In a drive towards its 2030 sustainability goals, Lafarge recently expanded its low carbon fuel programme in Canada with the addition of a C$28m system to use non-recyclable waste as fuel. The company says the new fuel system will make Richmond the most carbon efficient cement plant in Canada. More than a million tonnes of cement are produced per year in Richmond, making it a large emitter of CO₂ in British Columbia.

“It takes intensive energy to heat limestone to the level necessary for its transformation into cement and the chemical reaction itself produces CO₂ so we are very interested in researching ways to capture these emissions and reuse them in our concrete products,” said Lafarge Western Canada CEO Brad Kohl.

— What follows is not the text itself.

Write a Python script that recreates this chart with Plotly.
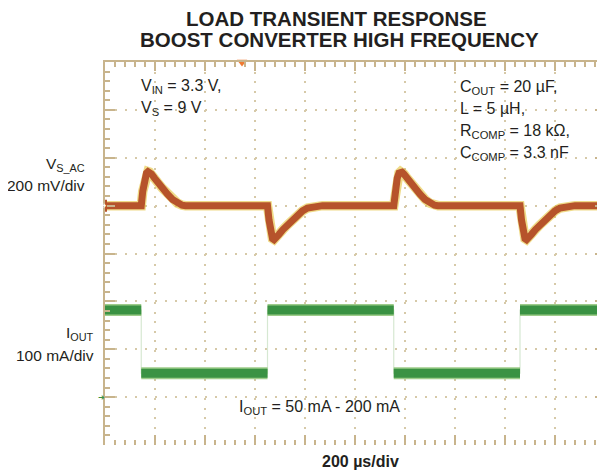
import plotly.graph_objects as go

# ---------------- data ----------------
# time axis: 200 us/div, 10 divisions
TIME_RANGE_US = [0, 2000]
# VS_AC channel: 200 mV/div, ground marker one division above centre
VS_RANGE_MV = [-1000, 600]
VS_T_US = [0, 145, 151, 159, 166, 172, 178, 186, 198, 212, 230, 250, 270, 290, 308, 322,
           650, 656, 664, 670, 676, 684, 696, 712, 730, 750, 770, 790, 810, 840, 870,
           1155, 1161, 1169, 1176, 1182, 1188, 1196, 1208, 1222, 1240, 1260, 1280, 1300, 1318, 1332,
           1660, 1666, 1674, 1680, 1686, 1694, 1706, 1722, 1740, 1760, 1780, 1800, 1820, 1850, 1880, 2000]
VS_MV = [0, 0, 60, 115, 136, 142, 140, 132, 115, 95, 72, 48, 26, 10, 2, 0,
         0, -60, -118, -138, -142, -135, -120, -100, -80, -58, -38, -22, -10, -3, 0,
         0, 60, 115, 136, 142, 140, 132, 115, 95, 72, 48, 26, 10, 2, 0,
         0, -60, -118, -138, -142, -135, -120, -100, -80, -58, -38, -22, -10, -3, 0, 0]
# IOUT channel: 100 mA/div, ground marker three divisions below centre
I_RANGE_MA = [-100, 700]
I_EDGES_US = [0, 145, 650, 1155, 1660, 2000]
I_LEVELS_MA = [182, 50, 182, 50, 182]
TRIGGER_US = 548

TAN = "#c8b48c"
DOT = "#d6c9a8"
TXT = "#231f20"
FONT = "Liberation Sans, Arial, sans-serif"

# page body has an 8px margin: figure is sized so it ends at the window edge
BODY = 8
PLOT_L, PLOT_R, PLOT_T, PLOT_B = 105, 605, 62, 445   # page pixels

# ---------------- build traces ----------------
fig = go.Figure()

# VS_AC trace: yellow fringe + brown band
fig.add_trace(go.Scatter(x=VS_T_US, y=VS_MV, mode="lines", xaxis="x", yaxis="y",
                         line=dict(color="#e6c43a", width=9.5), opacity=0.6,
                         hoverinfo="skip", showlegend=False))
fig.add_trace(go.Scatter(x=VS_T_US, y=VS_MV, mode="lines", xaxis="x", yaxis="y",
                         line=dict(color="#b6532b", width=7),
                         hoverinfo="skip", showlegend=False))

# IOUT: faint transitions, then flat noisy bands
step_x, step_y = [], []
for i, lvl in enumerate(I_LEVELS_MA):
    step_x += [I_EDGES_US[i], I_EDGES_US[i + 1]]
    step_y += [lvl, lvl]
fig.add_trace(go.Scatter(x=step_x, y=step_y, mode="lines", xaxis="x", yaxis="y3",
                         line=dict(color="#d6e8d2", width=1.2),
                         hoverinfo="skip", showlegend=False))
seg_x, seg_y = [], []
for i, lvl in enumerate(I_LEVELS_MA):
    seg_x += [I_EDGES_US[i], I_EDGES_US[i + 1], None]
    seg_y += [lvl, lvl, None]
fig.add_trace(go.Scatter(x=seg_x, y=seg_y, mode="lines", xaxis="x", yaxis="y3",
                         line=dict(color="#86c06e", width=12), opacity=0.8,
                         hoverinfo="skip", showlegend=False))
fig.add_trace(go.Scatter(x=seg_x, y=seg_y, mode="lines", xaxis="x", yaxis="y3",
                         line=dict(color="#3a9243", width=9),
                         hoverinfo="skip", showlegend=False))

# trigger marker on top axis
fig.add_trace(go.Scatter(x=[TRIGGER_US], y=[VS_RANGE_MV[1]], mode="markers",
                         xaxis="x2", yaxis="y", cliponaxis=False,
                         marker=dict(symbol="triangle-down", size=9, color="#f07a32",
                                     line=dict(width=0)),
                         hoverinfo="skip", showlegend=False))
# invisible trace to realise right axis
fig.add_trace(go.Scatter(x=[TIME_RANGE_US[0]], y=[VS_RANGE_MV[0]], mode="markers",
                         xaxis="x", yaxis="y2", marker=dict(opacity=0),
                         hoverinfo="skip", showlegend=False))

# ---------------- axes ----------------
minor_ticks = dict(dtick=40, tick0=0, ticks="inside", ticklen=5,
                   tickcolor=TAN, tickwidth=2, showgrid=False)

W, H = 605 - BODY, 472 - BODY
fig.update_layout(
    width=W, height=H,
    margin=dict(l=PLOT_L - BODY, r=W - (PLOT_R - BODY), t=PLOT_T - BODY,
                b=H - (PLOT_B - BODY), autoexpand=False),
    paper_bgcolor="white", plot_bgcolor="white",
    font=dict(family=FONT, color=TXT),
    xaxis=dict(range=TIME_RANGE_US, dtick=200, tick0=0, ticks="inside", ticklen=10,
               tickwidth=2, tickcolor=TAN, showticklabels=False, showline=False,
               showgrid=True, gridcolor=DOT, gridwidth=1.5, griddash="2px,7.6px",
               zeroline=False, minor=minor_ticks, automargin=False),
    xaxis2=dict(range=TIME_RANGE_US, overlaying="x", side="top", anchor="y",
                dtick=200, tick0=0, ticks="inside", ticklen=9, tickwidth=2,
                tickcolor=TAN, showticklabels=False, showline=True, linecolor=TAN,
                linewidth=2, showgrid=False, zeroline=False, minor=minor_ticks,
                automargin=False),
    yaxis=dict(range=VS_RANGE_MV, dtick=200, tick0=0, ticks="inside", ticklen=10,
               tickwidth=2, tickcolor=TAN, showticklabels=False, showline=True,
               linecolor=TAN, linewidth=2, showgrid=True, gridcolor=DOT,
               gridwidth=1.5, griddash="2px,8px", zeroline=False,
               minor=minor_ticks, automargin=False),
    yaxis2=dict(range=VS_RANGE_MV, overlaying="y", side="right", anchor="x",
                dtick=200, tick0=0, ticks="inside", ticklen=10, tickwidth=2,
                tickcolor=TAN, showticklabels=False, showline=False,
                showgrid=False, zeroline=False, minor=minor_ticks, automargin=False),
    yaxis3=dict(range=I_RANGE_MA, overlaying="y", visible=False),
    showlegend=False,
)

# ground markers (channel reference arrows on left edge)
fig.add_shape(type="rect", xref="x", yref="y", xsizemode="pixel", ysizemode="pixel",
              xanchor=0, yanchor=0, x0=-8, x1=2, y0=-6, y1=6,
              fillcolor="#b6532b", line=dict(width=0), layer="above")
fig.add_annotation(x=0, y=0, xref="x", yref="y", text="→", showarrow=False,
                   xshift=-3, font=dict(size=10, color="white", family="DejaVu Sans"))
fig.add_annotation(x=0, y=0, xref="x", yref="y3", text="➜", showarrow=False,
                   xshift=-4, font=dict(size=8, color="#3a9243", family="DejaVu Sans"))


def pp(x, y):
    return (x - PLOT_L) / (PLOT_R - PLOT_L), (PLOT_B - y) / (PLOT_B - PLOT_T)


def label(text, x, y, anchor="left", size=16, bold=False):
    px_, py_ = pp(x, y)
    fig.add_annotation(x=px_, y=py_, xref="paper", yref="paper", text=text,
                       showarrow=False, xanchor=anchor, yanchor="middle",
                       font=dict(size=size, color=TXT, family=FONT,
                                 weight="bold" if bold else "normal"))


label("LOAD TRANSIENT RESPONSE", 336, 18, "center", 20.5, True)
label("BOOST CONVERTER HIGH FREQUENCY", 339, 40, "center", 20.5, True)

label("V<sub>S_AC</sub>", 87, 164, "right", 15.5)
label("200 mV/div", 87, 185, "right", 15.5)
label("I<sub>OUT</sub>", 96, 333, "right", 15.5)
label("100 mA/div", 96, 355, "right", 15.5)

label("V<sub>IN</sub> = 3.3 V,", 139, 86)
label("V<sub>S</sub> = 9 V", 139, 108)

label("C<sub>OUT</sub> = 20 µF,", 458, 87)
label("L = 5 µH,", 458, 108)
label("R<sub>COMP</sub> = 18 kΩ,", 458, 131)
label("C<sub>COMP</sub> = 3.3 nF", 458, 153)

label("I<sub>OUT</sub> = 50 mA - 200 mA", 237, 407)
label("200 µs/div", 360, 461, "center", 16, True)

fig.write_html("out.html")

“Total is delighted to invest and support the CO2MENT project that demonstrates effectiveness and robustness of technologies to capture CO2 from real industrial flue gas. This is an important step forward to make CCUS an economic solution”, says Samuel Lethier, Total CO2 Capture R&D Project Manager. “Total is committed to invest 10% of its annual R&D investment into Carbon Capture, Utilisation and Storage that will play an essential role in achieving carbon neutrality in the second half of the century.”

Inventys says the project provides an opportunity to evaluate the potential for a new business model for supplying post-combustion CO₂ to the existing CO₂ market as well as assessing the economic feasibility of newly developed CO₂ utilisation technologies.

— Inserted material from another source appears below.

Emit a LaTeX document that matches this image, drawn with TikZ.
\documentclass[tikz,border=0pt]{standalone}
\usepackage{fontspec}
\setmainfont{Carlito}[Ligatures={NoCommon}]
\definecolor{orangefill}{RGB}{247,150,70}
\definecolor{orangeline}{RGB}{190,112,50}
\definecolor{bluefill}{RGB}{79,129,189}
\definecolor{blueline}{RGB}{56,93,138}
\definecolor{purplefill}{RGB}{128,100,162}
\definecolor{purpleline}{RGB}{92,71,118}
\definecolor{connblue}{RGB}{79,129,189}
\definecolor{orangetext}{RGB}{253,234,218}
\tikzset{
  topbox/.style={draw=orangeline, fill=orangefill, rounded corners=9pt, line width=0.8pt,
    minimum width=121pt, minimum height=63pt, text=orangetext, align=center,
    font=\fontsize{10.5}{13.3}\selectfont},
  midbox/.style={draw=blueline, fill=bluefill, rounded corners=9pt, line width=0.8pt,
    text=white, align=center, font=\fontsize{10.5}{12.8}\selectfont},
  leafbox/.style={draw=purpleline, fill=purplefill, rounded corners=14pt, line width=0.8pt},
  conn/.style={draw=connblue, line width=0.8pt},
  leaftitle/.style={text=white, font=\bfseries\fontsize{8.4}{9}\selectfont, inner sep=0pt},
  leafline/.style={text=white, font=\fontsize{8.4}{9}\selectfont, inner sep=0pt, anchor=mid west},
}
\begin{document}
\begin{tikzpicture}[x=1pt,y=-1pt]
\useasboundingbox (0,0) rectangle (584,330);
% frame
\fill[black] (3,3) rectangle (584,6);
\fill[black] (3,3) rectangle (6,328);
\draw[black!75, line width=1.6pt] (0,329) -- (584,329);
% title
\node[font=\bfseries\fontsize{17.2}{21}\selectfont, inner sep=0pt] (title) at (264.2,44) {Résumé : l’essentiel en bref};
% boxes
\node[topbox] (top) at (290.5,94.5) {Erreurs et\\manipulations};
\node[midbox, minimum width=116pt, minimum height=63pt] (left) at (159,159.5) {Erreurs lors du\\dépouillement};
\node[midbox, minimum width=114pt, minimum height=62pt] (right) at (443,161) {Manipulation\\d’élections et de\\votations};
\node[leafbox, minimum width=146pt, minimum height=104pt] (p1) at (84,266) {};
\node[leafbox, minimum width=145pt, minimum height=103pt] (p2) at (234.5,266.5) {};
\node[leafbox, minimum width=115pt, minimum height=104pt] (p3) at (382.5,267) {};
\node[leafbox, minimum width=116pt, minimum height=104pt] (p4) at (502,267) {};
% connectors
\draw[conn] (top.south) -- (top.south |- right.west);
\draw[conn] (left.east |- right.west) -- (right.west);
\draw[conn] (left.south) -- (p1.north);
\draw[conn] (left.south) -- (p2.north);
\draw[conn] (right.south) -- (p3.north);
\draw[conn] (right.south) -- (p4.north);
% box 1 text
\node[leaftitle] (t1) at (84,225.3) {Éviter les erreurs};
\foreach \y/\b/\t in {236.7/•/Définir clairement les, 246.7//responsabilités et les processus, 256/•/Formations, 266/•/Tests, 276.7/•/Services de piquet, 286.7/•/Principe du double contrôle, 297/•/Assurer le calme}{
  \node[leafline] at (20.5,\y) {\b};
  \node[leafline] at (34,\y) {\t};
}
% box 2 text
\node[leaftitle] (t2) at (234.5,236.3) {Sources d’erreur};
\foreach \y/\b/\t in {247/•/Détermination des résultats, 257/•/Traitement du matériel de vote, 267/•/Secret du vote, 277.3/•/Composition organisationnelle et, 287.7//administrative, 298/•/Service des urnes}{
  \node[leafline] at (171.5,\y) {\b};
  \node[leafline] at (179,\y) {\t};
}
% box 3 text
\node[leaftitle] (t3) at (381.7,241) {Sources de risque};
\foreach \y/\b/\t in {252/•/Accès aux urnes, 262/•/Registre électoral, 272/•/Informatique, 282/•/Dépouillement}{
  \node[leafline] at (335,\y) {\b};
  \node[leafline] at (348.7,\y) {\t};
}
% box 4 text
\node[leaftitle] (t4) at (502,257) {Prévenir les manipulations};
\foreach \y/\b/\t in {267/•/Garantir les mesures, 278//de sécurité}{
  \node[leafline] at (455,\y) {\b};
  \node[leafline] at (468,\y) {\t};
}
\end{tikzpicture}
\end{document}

“Using the CO₂ as a raw material, especially when coupled with BC’s renewable energy, could potentially generate profits to subsidise the costs of CO₂ capture and enable a use in a region where storage can’t exist,” said Inventys co-founder and VP of strategic accounts Brett Henkel. “Our objective is to see if a commercial scale project can provide a business case for up to 3,000 tons of CO2 per day, preventing those emissions from going to the atmosphere.”

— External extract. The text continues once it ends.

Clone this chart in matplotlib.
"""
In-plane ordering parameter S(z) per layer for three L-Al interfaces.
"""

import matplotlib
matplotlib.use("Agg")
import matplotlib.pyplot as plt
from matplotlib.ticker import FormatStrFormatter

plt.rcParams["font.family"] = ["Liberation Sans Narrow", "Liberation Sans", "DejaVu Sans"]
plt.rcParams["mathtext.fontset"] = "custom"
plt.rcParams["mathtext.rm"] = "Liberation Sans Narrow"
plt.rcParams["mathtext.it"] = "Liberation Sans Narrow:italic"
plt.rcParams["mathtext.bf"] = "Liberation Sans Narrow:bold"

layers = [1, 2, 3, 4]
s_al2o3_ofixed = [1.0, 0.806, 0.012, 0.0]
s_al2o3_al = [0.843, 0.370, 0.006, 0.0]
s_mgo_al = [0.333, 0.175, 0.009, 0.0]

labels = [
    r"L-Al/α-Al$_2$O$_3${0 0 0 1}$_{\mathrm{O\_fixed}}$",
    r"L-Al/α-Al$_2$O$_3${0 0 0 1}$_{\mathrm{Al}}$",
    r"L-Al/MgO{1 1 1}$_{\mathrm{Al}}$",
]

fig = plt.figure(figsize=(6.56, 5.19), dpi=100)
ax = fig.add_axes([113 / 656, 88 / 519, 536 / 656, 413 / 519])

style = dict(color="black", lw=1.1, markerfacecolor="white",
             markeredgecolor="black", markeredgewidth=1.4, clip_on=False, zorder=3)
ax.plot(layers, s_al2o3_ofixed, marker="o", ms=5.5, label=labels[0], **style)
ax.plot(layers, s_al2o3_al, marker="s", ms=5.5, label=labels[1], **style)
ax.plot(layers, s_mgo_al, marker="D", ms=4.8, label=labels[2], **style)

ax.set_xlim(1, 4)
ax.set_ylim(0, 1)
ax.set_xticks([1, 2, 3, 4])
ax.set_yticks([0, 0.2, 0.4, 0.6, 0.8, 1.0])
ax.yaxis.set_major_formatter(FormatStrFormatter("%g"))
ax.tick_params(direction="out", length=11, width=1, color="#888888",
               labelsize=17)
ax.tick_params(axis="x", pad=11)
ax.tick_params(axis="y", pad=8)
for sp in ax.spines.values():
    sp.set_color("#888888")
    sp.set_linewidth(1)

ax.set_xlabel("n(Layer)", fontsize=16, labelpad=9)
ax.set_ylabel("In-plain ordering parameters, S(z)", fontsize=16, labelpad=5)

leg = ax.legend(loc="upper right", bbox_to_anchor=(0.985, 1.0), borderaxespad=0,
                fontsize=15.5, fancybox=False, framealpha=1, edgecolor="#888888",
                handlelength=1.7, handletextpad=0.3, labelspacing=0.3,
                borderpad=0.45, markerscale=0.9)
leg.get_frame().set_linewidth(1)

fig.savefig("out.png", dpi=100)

Project CO₂MENT is purusuing its objectives in three phases. In Phase I (the Contaminant Programme) the aim is to educe harmful organic and inorganic substances, such as sulphur dioxide, dust and soot, as well as nitrogen oxides, from cement flue gas.

In Pase II (the CO₂ Capture Programme) the aim is to separate the CO₂ from flue gas using a customised-for-cement version of Inventys’ carbon capture technology at pilot scale.

Finally in Phase III (the CO₂ Reuse Programme) the objective is to prepare post-combustion CO₂ for reuse and support the economical assessment and demonstration of CO₂ conversion technologies onsite, such as CO₂-injected concrete and fly ash.

Funding for the first two phases is complete and development of Phase I is underway. Phase I will begin operation in 2019; followed by Phase II & III in 2020.

Inventys has received financial support for the project from CCP (CO₂ Capture Project), the Province of BC, and Canada’s federal government through the National Research Council of Canada Industrial Research Assistance Program (NRC IRAP).